KDB chair Lee Dong-geol
State-run Korea Development Bank (KDB) maintains it cannot help with the existing debt and losses of GM Korea, but can offer fresh funding once it studies the cost structure and turnaround plan from the Detroit-based headquarters, said KDB chair Lee Dong-geol.
“The old money (past losses and debt) is the responsibility of GM, and not ours,” he said as he awaits a new round of talks with Barry Engle, GM’s head of international operations, who arrived on Wednesday amid stalemate in the GM Korea ordeal.
After announcing the plan of shutting down a factory in Gunsan, southwest of Seoul, early last month, GM proposed fresh investment of 3 trillion won ($2.82 billion) including the allocation of new vehicles and converting 3 trillion won debt owed by its ailing Korean operation into equity.
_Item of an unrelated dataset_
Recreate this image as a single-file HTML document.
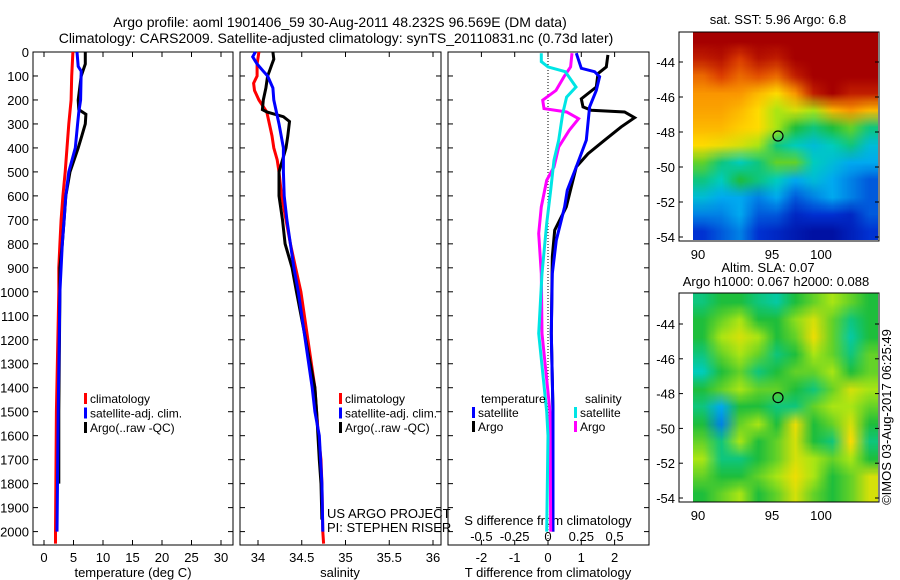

It asked KDB to participate in the recapitalization scheme in the amount of 17.02 percent stake the bank owns, the carmaker said.
KDB is waiting for cost and turnaround details from GM to embark on due diligence.
“(GM Korea) is still holding onto a very sensitive document in the process of conducting working-level consultation for due diligence,” Lee said, underlining that due diligence is aimed at finding how GM Korea will survive if GM pushes ahead with its self-rescue plan by reviewing overall cost structure of the Korean operations rather than blaming past wrongdoings.
Meanwhile, GM is suspected of dawdling to keep negotiations in its favor or finding excuse to pull out of Korea citing uncooperative union that threatens general strike instead of pain-sharing.
GM Korea CEO Kaher Kazem reportedly told union representatives that the headquarters may not allocate the new models to the Korean operation as it cannot wait forever for progress in Korea.
Assigning new lucrative models is central to keep alive the Korean operation that has been producing at just half of its capacity for the last few years.